This study addresses the minimization of arbitrage losses in dynamic-weight automated market makers (AMMs) during asset rebalancing, focusing on the choice of weight trajectories. By formulating the trajectory optimization as a geodesic problem on a Riemannian manifold, the authors derive the Fisher–Rao metric via the Kullback–Leibler divergence and demonstrate that spherical linear interpolation (SLERP) in Hellinger coordinates yields near-optimal rebalancing. This work establishes, for the first time, a connection between dynamic AMM rebalancing and information geometry, revealing the optimality of SLERP and rigorously proving its mathematical equivalence to the recursive AM-GM heuristic for any number of assets and arbitrary weight shifts. Theoretical analysis shows that SLERP’s relative suboptimality scales quadratically with total weight change and inversely with the square of the number of interpolation steps; furthermore, recursive AM-GM enables efficient computation of geodesic midpoints without trigonometric operations.

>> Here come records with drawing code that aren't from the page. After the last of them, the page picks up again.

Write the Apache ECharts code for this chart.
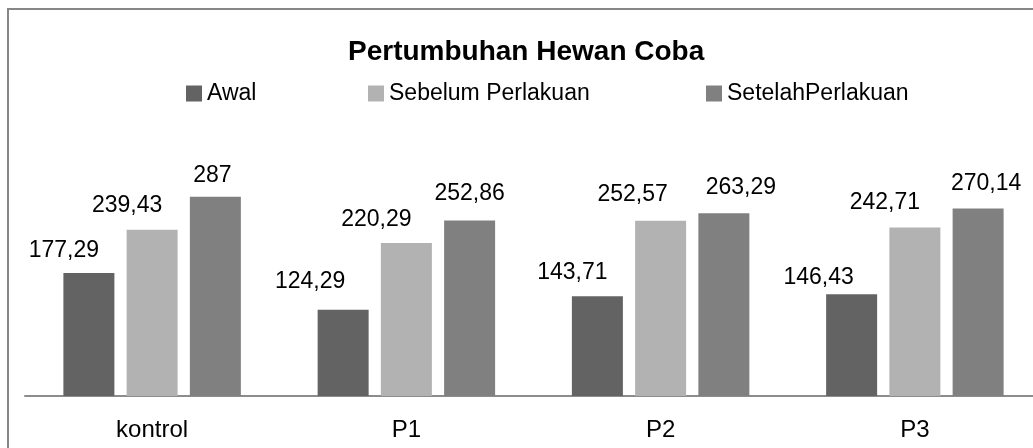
<!DOCTYPE html>
<html>
<head>
<meta charset="utf-8">
<script src="https://cdn.jsdelivr.net/npm/echarts@5/dist/echarts.min.js"></script>
<style>
html,body{margin:0;padding:0;background:#fff;overflow:hidden;}
#chart{width:1052px;height:448px;}
</style>
</head>
<body>
<div id="chart"></div>
<script>
const titleText = 'Pertumbuhan Hewan Coba';
const categories = ['kontrol', 'P1', 'P2', 'P3'];
const seriesNames = ['Awal', 'Sebelum Perlakuan', 'SetelahPerlakuan'];
const awal = [177.29, 124.29, 143.71, 146.43];
const sebelum = [239.43, 220.29, 252.57, 242.71];
const setelah = [287, 252.86, 263.29, 270.14];

// layout only: manual label displacements as in the reference (px)
const labelShiftX = [[-25, -33, -25, -33], [-25, -30, -28, -30], [-3, 0, 17, 8]];
const labelShiftY = [[2, -4, 1, 8], [0, 1, -1, 0], [3, -2, -1, 0]];

const colors = ['#636363', '#b2b2b2', '#808080'];
const FONT = 'Liberation Sans';
const fmt = v => String(v).replace('.', ',');

function makeSeries(idx, values) {
  return {
    name: seriesNames[idx],
    type: 'bar',
    barWidth: 51,
    barGap: '24%',
    itemStyle: { color: colors[idx] },
    data: values.map((v, i) => ({
      value: v,
      label: { offset: [labelShiftX[idx][i], labelShiftY[idx][i]] }
    })),
    label: {
      show: true,
      position: 'top',
      distance: 13,
      fontFamily: FONT,
      fontSize: 23,
      color: '#000',
      formatter: p => fmt(p.value)
    }
  };
}

const chart = echarts.init(document.getElementById('chart'));
const legendBase = {
  top: 82,
  padding: 0,
  icon: 'rect',
  itemWidth: 16,
  itemHeight: 16,
  itemGap: 0,
  textStyle: { fontFamily: FONT, fontSize: 23, color: '#000', padding: [0, 0, 0, 0] }
};
chart.setOption({
  animation: false,
  backgroundColor: '#fff',
  title: {
    text: titleText,
    left: 343,
    top: 33,
    textStyle: { fontFamily: FONT, fontSize: 28, fontWeight: 'bold', color: '#000' }
  },
  legend: [
    Object.assign({}, legendBase, { left: 186, data: [seriesNames[0]] }),
    Object.assign({}, legendBase, { left: 368, data: [seriesNames[1]] }),
    Object.assign({}, legendBase, { left: 706, data: [seriesNames[2]] })
  ],
  graphic: [{
    type: 'rect',
    shape: { x: 8, y: 9, width: 1200, height: 700 },
    style: { fill: 'none', stroke: '#878787', lineWidth: 2 },
    silent: true,
    z: 100
  }],
  grid: { left: 25, right: 10, top: 153, bottom: 52, containLabel: false },
  xAxis: {
    type: 'category',
    data: categories,
    axisLine: { lineStyle: { color: '#8c8c8c', width: 2 } },
    axisTick: { show: false },
    axisLabel: { fontFamily: FONT, fontSize: 24, color: '#000', margin: 22 }
  },
  yAxis: {
    type: 'value',
    min: 0,
    max: 350,
    show: false,
    splitLine: { show: false }
  },
  series: [makeSeries(0, awal), makeSeries(1, sebelum), makeSeries(2, setelah)]
});
</script>
</body>
</html>
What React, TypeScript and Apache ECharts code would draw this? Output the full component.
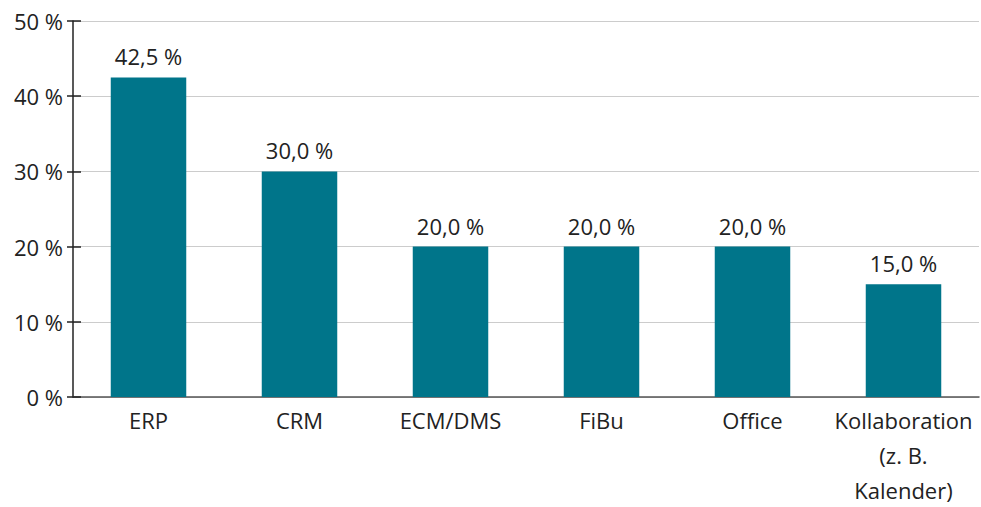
import React, { useEffect, useRef } from "react";
import * as echarts from "echarts";

const categories = ["ERP", "CRM", "ECM/DMS", "FiBu", "Office", "Kollaboration\n(z. B.\nKalender)"];
const values = [42.5, 30.0, 20.0, 20.0, 20.0, 15.0];
const yTicks = [0, 10, 20, 30, 40, 50];

const FONT = "'Open Sans', 'Noto Sans', sans-serif";

export default function App() {
  const ref = useRef<HTMLDivElement>(null);
  useEffect(() => {
    if (!ref.current) return;
    const chart = echarts.init(ref.current, null, { renderer: "svg" });
    chart.setOption({
      animation: false,
      grid: { left: 73, right: 2, top: 21, bottom: 109 },
      xAxis: {
        type: "category",
        data: categories,
        axisLine: { show: true, lineStyle: { color: "#555", width: 1.5 } },
        axisTick: { show: false },
        axisLabel: {
          interval: 0,
          color: "#222",
          fontSize: 22,
          fontFamily: FONT,
          lineHeight: 35,
          margin: 5,
        },
      },
      yAxis: [
        {
          type: "value",
          min: yTicks[0],
          max: yTicks[yTicks.length - 1],
          interval: 10,
          axisLine: { show: true, lineStyle: { color: "#222", width: 1.5 } },
          axisTick: { show: true, length: 6, lineStyle: { color: "#222", width: 1.5 } },
          splitLine: { show: true, lineStyle: { color: "#ccc", width: 1 } },
          axisLabel: {
            color: "#222",
            fontSize: 22,
            fontFamily: FONT,
            margin: 10,
            formatter: (v: number) => v + " %",
          },
        },
        {
          type: "value",
          position: "left",
          min: yTicks[0],
          max: yTicks[yTicks.length - 1],
          interval: 10,
          axisLine: { show: false },
          axisTick: { show: true, inside: true, length: 8, lineStyle: { color: "#222", width: 1.5 } },
          splitLine: { show: false },
          axisLabel: { show: false },
        },
      ],
      series: [
        {
          type: "bar",
          data: values,
          barWidth: "50%",
          itemStyle: { color: "#00758a" },
          label: {
            show: true,
            position: "top",
            distance: 10,
            color: "#222",
            fontSize: 22,
            fontFamily: FONT,
            formatter: (p: any) => p.value.toFixed(1).replace(".", ",") + " %",
          },
        },
      ],
    });
    return () => chart.dispose();
  }, []);
  return <div ref={ref} style={{ position: "absolute", left: 0, top: 0, width: 981, height: 507 }} />;
}
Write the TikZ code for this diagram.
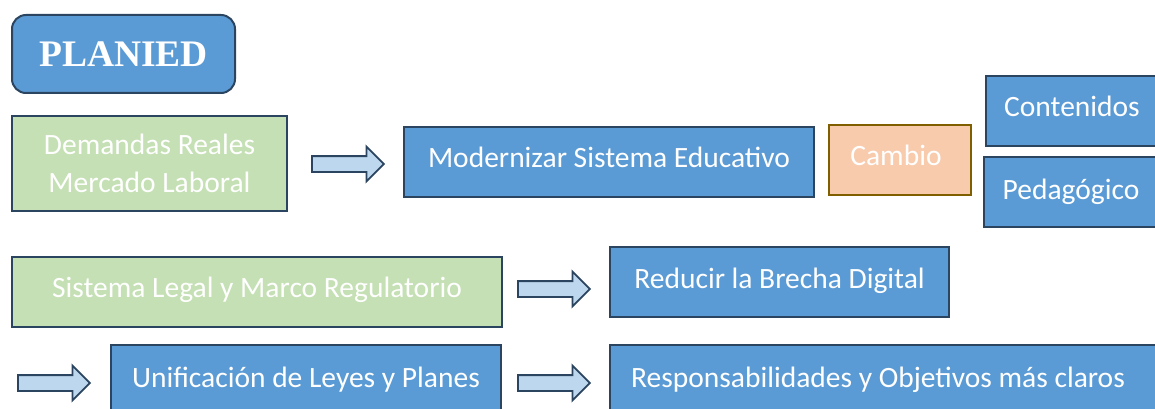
\documentclass[tikz,border=0pt]{standalone}
\usepackage{fontspec}
\setmainfont{Carlito}
\newfontfamily\titlefont{Liberation Serif}
\usetikzlibrary{shapes.arrows}
\definecolor{boxblue}{HTML}{5B9BD5}
\definecolor{boxgreen}{HTML}{C5E0B4}
\definecolor{boxpeach}{HTML}{F8CBAD}
\definecolor{edgeblue}{HTML}{2B4560}
\definecolor{edgebrown}{HTML}{7F5F00}
\definecolor{arrowfill}{HTML}{BDD7EE}
\newcommand{\up}[2][10pt]{\raisebox{#1}{#2}}
\tikzset{
  base/.style={rectangle, draw=edgeblue, line width=2pt, anchor=north west, inner sep=0pt,
    text=white, font=\fontsize{29.5}{38}\selectfont, align=center},
  bluebox/.style={base, fill=boxblue},
  greenbox/.style={base, fill=boxgreen},
  peachbox/.style={base, fill=boxpeach, draw=edgebrown},
  blockarrow/.style={single arrow, draw=edgeblue, line width=1.8pt, fill=arrowfill,
    minimum height=72pt, minimum width=33pt, inner xsep=0pt, inner ysep=7pt,
    single arrow head extend=9.5pt,
    single arrow tip angle=90, anchor=west},
}
\begin{document}
\begin{tikzpicture}[x=1pt,y=-1pt]
\useasboundingbox (0,0) rectangle (1155,409);
\node[bluebox, rounded corners=14pt, minimum width=223pt, minimum height=78pt,
  font=\titlefont\bfseries\fontsize{37.5}{40}\selectfont] (planied) at (11,14) {PLANIED};
\node[greenbox, minimum width=275pt, minimum height=95pt] (demandas) at (11,115)
  {Demandas Reales\\Mercado Laboral};
\node[bluebox, minimum width=410pt, minimum height=70pt] (moder) at (403,126)
  {\up{Modernizar Sistema Educativo}};
\node[peachbox, minimum width=142pt, minimum height=70pt] (cambio) at (828,124) {\up{\hspace*{-8pt}Cambio}};
\node[bluebox, minimum width=180pt, minimum height=70pt] (conten) at (985,75) {\up{\hspace*{-8pt}Contenidos}};
\node[bluebox, minimum width=182pt, minimum height=70pt] (pedag) at (983,156) {\up[6pt]{\hspace*{-8pt}Pedagógico}};
\node[greenbox, minimum width=490pt, minimum height=70pt] (legal) at (11,256)
  {\up{Sistema Legal y Marco Regulatorio}};
\node[bluebox, minimum width=339pt, minimum height=70pt] (brecha) at (609,246)
  {\up[8pt]{Reducir la Brecha Digital}};
\node[bluebox, minimum width=390pt, minimum height=80pt] (unif) at (110,344)
  {\up[16pt]{Unificación de Leyes y Planes}};
\node[bluebox, minimum width=556pt, minimum height=80pt] (resp) at (609,344)
  {\up[16pt]{\hspace*{-20pt}Responsabilidades y Objetivos más claros}};
\node[blockarrow] (a1) at (311,164) {};
\node[blockarrow] (a2) at (517,289) {};
\node[blockarrow] (a3) at (17,383) {};
\node[blockarrow] (a4) at (517,383) {};
\end{tikzpicture}
\end{document}
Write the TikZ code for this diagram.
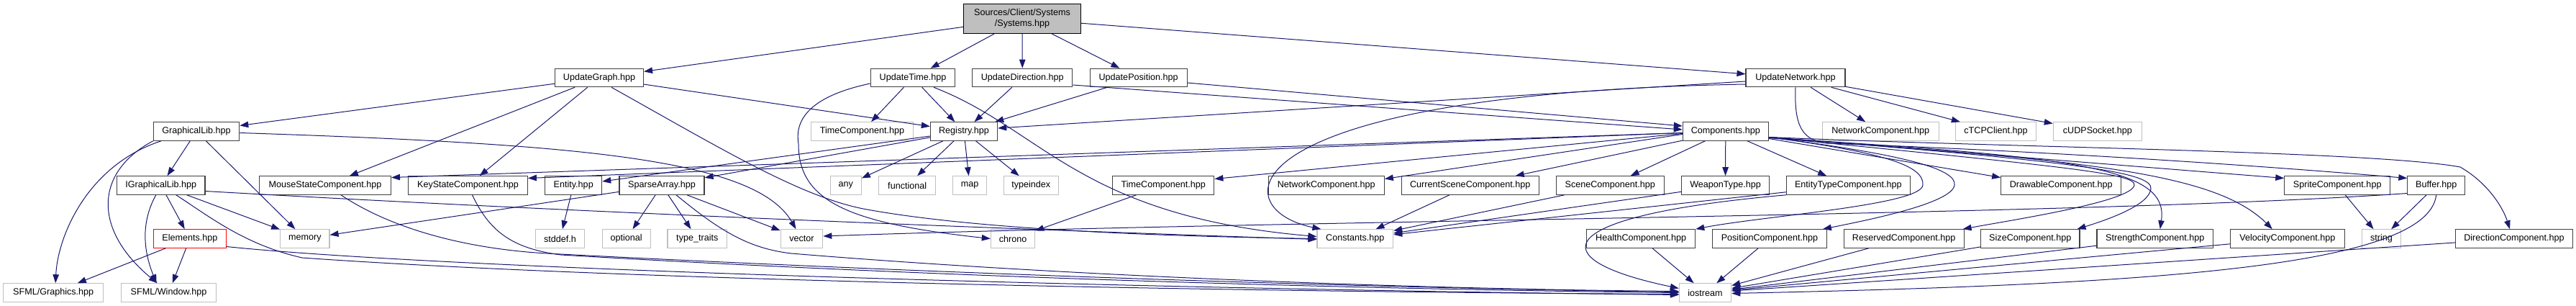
\documentclass[tikz,border=0pt]{standalone}
\usepackage{fontspec}
\setmainfont{Liberation Sans}
\usetikzlibrary{arrows.meta}
\definecolor{edgec}{HTML}{191970}
\definecolor{gqf}{HTML}{404040}
\definecolor{gsf}{HTML}{BFBFBF}
\tikzset{
  nb/.style={rectangle, inner sep=0pt, minimum height=25.5pt, line width=1.1pt, text=black, font=\fontsize{12.6}{15.3}\selectfont},
  doc/.style={nb, draw=gqf},
  ext/.style={nb, draw=gsf},
  bad/.style={nb, draw=red},
  root/.style={nb, draw=black, fill=gsf, align=center, minimum height=41pt},
  e/.style={draw=edgec, line width=1pt, -{Triangle[length=12pt,width=8.5pt]}},
}
\begin{document}
\begin{tikzpicture}[x=1pt,y=-1pt]
\useasboundingbox (0,0) rectangle (3581,425);
% row 0
\node[root, minimum width=163pt] (sys) at (1421,26) {Sources/Client/Systems\\/Systems.hpp};
% row 1
\node[doc, minimum width=123pt] (ug) at (833,108) {UpdateGraph.hpp};
\node[doc, minimum width=117.5pt] (ut) at (1269,108) {UpdateTime.hpp};
\node[doc, minimum width=139pt] (ud) at (1421.3,108) {UpdateDirection.hpp};
\node[doc, minimum width=135pt] (up) at (1582.6,108) {UpdatePosition.hpp};
\node[doc, minimum width=138pt] (un) at (2496,108) {UpdateNetwork.hpp};
% row 2
\node[doc, minimum width=119.5pt] (gl) at (273,182.5) {GraphicalLib.hpp};
\node[ext, minimum width=141.6pt] (tcg) at (1198.5,182.5) {TimeComponent.hpp};
\node[doc, minimum width=93.3pt] (reg) at (1340,182.5) {Registry.hpp};
\node[doc, minimum width=119pt] (comp) at (2398.8,182.5) {Components.hpp};
\node[ext, minimum width=162pt] (ncg) at (2614.3,182.5) {NetworkComponent.hpp};
\node[ext, minimum width=112.3pt] (tcp) at (2774.5,182.5) {cTCPClient.hpp};
\node[ext, minimum width=123pt] (udp) at (2915.8,182.5) {cUDPSocket.hpp};
% row 3
\node[doc, minimum width=122.4pt] (igl) at (223.8,257.5) {IGraphicalLib.hpp};
\node[doc, minimum width=183pt] (ms) at (452,257.5) {MouseStateComponent.hpp};
\node[doc, minimum width=165.7pt] (ks) at (650.5,257.5) {KeyStateComponent.hpp};
\node[doc, minimum width=79pt] (ent) at (797.2,257.5) {Entity.hpp};
\node[doc, minimum width=118pt] (sa) at (920,257.5) {SparseArray.hpp};
\node[ext, minimum width=43pt] (any) at (1175.8,257.5) {any};
\node[ext, minimum width=79pt] (fun) at (1261.2,257.5) {functional};
\node[ext, minimum width=47.3pt] (map) at (1348,257.5) {map};
\node[ext, minimum width=76.3pt] (tix) at (1433.2,257.5) {typeindex};
\node[doc, minimum width=141.3pt] (tc) at (1617.2,257.5) {TimeComponent.hpp};
\node[doc, minimum width=161pt] (nc) at (1843.8,257.5) {NetworkComponent.hpp};
\node[doc, minimum width=191pt] (csc) at (2043.7,257.5) {CurrentSceneComponent.hpp};
\node[doc, minimum width=150pt] (sc) at (2238.3,257.5) {SceneComponent.hpp};
\node[doc, minimum width=121.7pt] (wt) at (2398.5,257.5) {WeaponType.hpp};
\node[doc, minimum width=172pt] (etc) at (2569.3,257.5) {EntityTypeComponent.hpp};
\node[doc, minimum width=167pt] (dc) at (2865.2,257.5) {DrawableComponent.hpp};
\node[doc, minimum width=146.8pt] (spc) at (3249.2,257.5) {SpriteComponent.hpp};
\node[doc, minimum width=79.7pt] (buf) at (3386.7,257.5) {Buffer.hpp};
% row 4
\node[bad, minimum width=100.7pt] (el) at (263.9,331.5) {Elements.hpp};
\node[ext, minimum width=68.4pt] (mem) at (423.8,331.5) {memory};
\node[ext, minimum width=68.3pt] (std) at (778.5,331.5) {stddef.h};
\node[ext, minimum width=66.7pt] (opt) at (870.7,331.5) {optional};
\node[ext, minimum width=82.6pt] (tt) at (969.3,331.5) {type\_traits};
\node[ext, minimum width=58.6pt] (vec) at (1114.5,331.5) {vector};
\node[ext, minimum width=61.3pt] (chr) at (1408,331.5) {chrono};
\node[ext, minimum width=105.7pt] (cst) at (1883.8,331.5) {Constants.hpp};
\node[doc, minimum width=151pt] (hc) at (2281.2,331.5) {HealthComponent.hpp};
\node[doc, minimum width=158.7pt] (pc) at (2460,331.5) {PositionComponent.hpp};
\node[doc, minimum width=166.7pt] (rc) at (2646.7,331.5) {ReservedComponent.hpp};
\node[doc, minimum width=137.3pt] (szc) at (2822.3,331.5) {SizeComponent.hpp};
\node[doc, minimum width=161.7pt] (stc) at (2995.8,331.5) {StrengthComponent.hpp};
\node[doc, minimum width=158.5pt] (vc) at (3179.8,331.5) {VelocityComponent.hpp};
\node[ext, minimum width=54.7pt] (str) at (3310.5,331.5) {string};
\node[doc, minimum width=163.4pt] (dic) at (3495,331.5) {DirectionComponent.hpp};
% row 5
\node[ext, minimum width=139.3pt] (sfg) at (74.2,406.5) {SFML/Graphics.hpp};
\node[ext, minimum width=132.4pt] (sfw) at (234.6,406.5) {SFML/Window.hpp};
\node[ext, minimum width=72.3pt] (ios) at (2370.5,406.5) {iostream};

% ---- edges ----
\draw[e] (sys) -- (ug);
\draw[e] (sys) -- (ut);
\draw[e] (sys) -- (ud);
\draw[e] (sys) -- (up);
\draw[e] (sys) -- (un);

\draw[e] (ug) -- (gl);
\draw[e] (ug) -- (ms);
\draw[e] (ug) -- (ks);
\draw[e] (ug) -- (reg);
\draw[e] ([xshift=17pt]ug.south) .. controls (1000,205) and (1110,272) .. (1200,290) .. controls (1350,318) and (1600,328) .. (cst.west);

\draw[e] (ut) -- (tcg);
\draw[e] (ut) -- (reg);
\draw[e] ([xshift=29pt]ut.south) .. controls (1450,180) and (1500,300) .. ([yshift=3pt]cst.west);
\draw[e] ([yshift=-8pt]ut.west) .. controls (1120,135) and (1105,170) .. (1110,200) .. controls (1110,280) and (1180,310) .. (chr.west);

\draw[e] (ud) -- (reg);
\draw[e] ([yshift=-10pt]ud.east) -- ([yshift=2.5pt]comp.west);
\draw[e] (up) -- (reg);
\draw[e] ([yshift=-7pt]up.east) -- ([yshift=7.5pt]comp.west);

\draw[e] ([yshift=-5pt]un.west) -- ([yshift=4.5pt]reg.east);
\draw[e] ([yshift=-9pt]un.west) .. controls (1700,130) and (1700,290) .. ([xshift=6pt]cst.north west);
\draw[e] (un) -- (ncg);
\draw[e] (un) -- (tcp);
\draw[e] (un) -- (udp);
\draw[e] (un.south) .. controls (2494,175) and (2505,195) .. (2540,199) .. controls (2900,212) and (3200,235) .. ([yshift=10pt]buf.west);

\draw[e] (gl) -- (igl);
\draw[e] (gl) -- (mem);
\draw[e] ([xshift=-49pt]gl.south) .. controls (120,230) and (80,330) .. ([xshift=3pt]sfg.north);
\draw[e] (gl.south west) .. controls (130,240) and (130,320) .. ([xshift=-16pt]sfw.north);
\draw[e] ([yshift=-2pt]gl.east) .. controls (800,200) and (1050,220) .. ([xshift=-8pt]vec.north);

\draw[e] (igl) -- (el);
\draw[e] (igl) -- (mem);
\draw[e] ([xshift=-7pt]igl.south) .. controls (195,310) and (200,350) .. ([xshift=-17pt]sfw.north);
\draw[e] ([yshift=-8pt]igl.east) .. controls (800,295) and (1400,318) .. ([yshift=-1pt]cst.west);
\draw[e] ([xshift=21pt]igl.south) .. controls (290,300) and (340,340) .. (420,358) .. controls (900,392) and (1800,406) .. ([yshift=-2pt]ios.west);

\draw[e] (el) -- (sfg);
\draw[e] (el) -- (sfw);
\draw[e] ([yshift=-11pt]el.east) .. controls (600,372) and (1500,400) .. ([yshift=-3pt]ios.west);

\draw[e] ([xshift=22pt]ms.south) .. controls (540,315) and (640,345) .. (760,352) .. controls (1300,380) and (1900,400) .. ([yshift=1pt]ios.west);
\draw[e] ([xshift=6pt]ks.south) .. controls (680,320) and (710,345) .. (780,354) .. controls (1300,385) and (1900,402) .. (ios.west);

\draw[e] (reg) -- (any);
\draw[e] (reg) -- (fun);
\draw[e] (reg) -- (map);
\draw[e] (reg) -- (tix);
\draw[e] (reg) -- (ent);
\draw[e] (reg) -- (sa);

\draw[e] (ent) -- (std);
\draw[e] (sa) -- (opt);
\draw[e] (sa) -- (tt);
\draw[e] (sa) -- (vec);
\draw[e] (sa) -- (mem);
\draw[e] ([xshift=20pt]sa.south) .. controls (1000,320) and (1040,345) .. (1100,352) .. controls (1500,385) and (2000,402) .. ([yshift=2pt]ios.west);

\draw[e] (tc) -- (chr);

\draw[e] ([yshift=-2pt]comp.west) -- ([yshift=11pt]ms.east);
\draw[e] ([yshift=-2pt]comp.west) -- ([yshift=10pt]ks.east);
\draw[e] ([yshift=-3pt]comp.west) -- ([yshift=9pt]tc.east);
\draw[e] ([yshift=-4pt]comp.west) -- ([yshift=9pt]nc.east);
\draw[e] (comp) -- (csc);
\draw[e] (comp) -- (sc);
\draw[e] (comp) -- (wt);
\draw[e] (comp) -- (etc);
\draw[e] ([yshift=-10pt]comp.east) -- ([yshift=11pt]dc.west);
\draw[e] ([yshift=-8pt]comp.east) -- ([yshift=10pt]spc.west);
\draw[e] ([yshift=-8pt]comp.east) .. controls (2620,212) and (2675,230) .. (2673,257) .. controls (2671,285) and (2450,300) .. (hc.north east);
\draw[e] ([yshift=-8pt]comp.east) .. controls (2650,215) and (2720,235) .. (2717,257) .. controls (2714,282) and (2600,305) .. ([xshift=-6pt]pc.north east);
\draw[e] ([yshift=-8pt]comp.east) .. controls (2850,230) and (2970,240) .. (2967,257) .. controls (2964,280) and (2800,305) .. ([xshift=-2pt]rc.north east);
\draw[e] ([yshift=-8pt]comp.east) .. controls (2900,225) and (2992,240) .. (2990,262) .. controls (2988,285) and (2930,305) .. ([xshift=-4pt]szc.north east);
\draw[e] ([yshift=-9pt]comp.east) .. controls (2900,218) and (3015,235) .. ([xshift=7pt]stc.north);
\draw[e] ([yshift=-9pt]comp.east) .. controls (2900,222) and (3080,240) .. ([xshift=-21pt]vc.north);
\draw[e] ([yshift=-8pt]comp.east) .. controls (2800,205) and (3300,210) .. (3420,232) .. controls (3460,255) and (3480,290) .. ([xshift=-6pt]dic.north);

\draw[e] (csc) -- (cst);
\draw[e] (sc) -- (cst);
\draw[e] (wt) -- (cst);
\draw[e] (etc) -- (cst);
\draw[e] (etc.south west) .. controls (2150,300) and (2140,360) .. ([yshift=6pt]ios.west);

\draw[e] (hc) -- (ios);
\draw[e] (pc) -- (ios);
\draw[e] (rc) -- (ios);
\draw[e] (szc) -- (ios);
\draw[e] (stc) -- (ios);
\draw[e] (vc) -- (ios);
\draw[e] (dic) -- (ios);

\draw[e] (spc) -- (str);
\draw[e] (buf) -- (str);
\draw[e] (buf.south) .. controls (3375,370) and (3000,395) .. ([yshift=-1pt]ios.east);
\draw[e] ([yshift=-11pt]buf.west) .. controls (2900,300) and (1800,305) .. ([yshift=3.5pt]vec.east);
\end{tikzpicture}
\end{document}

In Temporal Function Market Making (TFMM), a dynamic weight AMM pool rebalances from initial to final holdings by creating a series of arbitrage opportunities whose total cost depends on the weight trajectory taken. We show that the per-step arbitrage loss is the KL divergence between new and old weight vectors, meaning the Fisher--Rao metric is the natural Riemannian metric on the weight simplex. The loss-minimising interpolation under the leading-order expansion of this KL cost is SLERP (Spherical Linear Interpolation) in the Hellinger coordinates $\eta_i = \sqrt{w_i}$, i.e.\ a geodesic on the positive orthant of the unit sphere traversed at constant speed. The SLERP midpoint equals the (AM+GM)/normalise heuristic of prior work (Willetts&Harrington, 2024), so the heuristic lies on the geodesic. This identity holds for any number of tokens and any magnitude of weight change; using this link, all dyadic points on the geodesic can be reached by recursive AM-GM bisection without trigonometric functions. SLERP's relative sub-optimality on the full KL cost is proportional to the squared magnitude of the overall weight change and to $1/f^2$, where $f$ is the number of interpolation steps.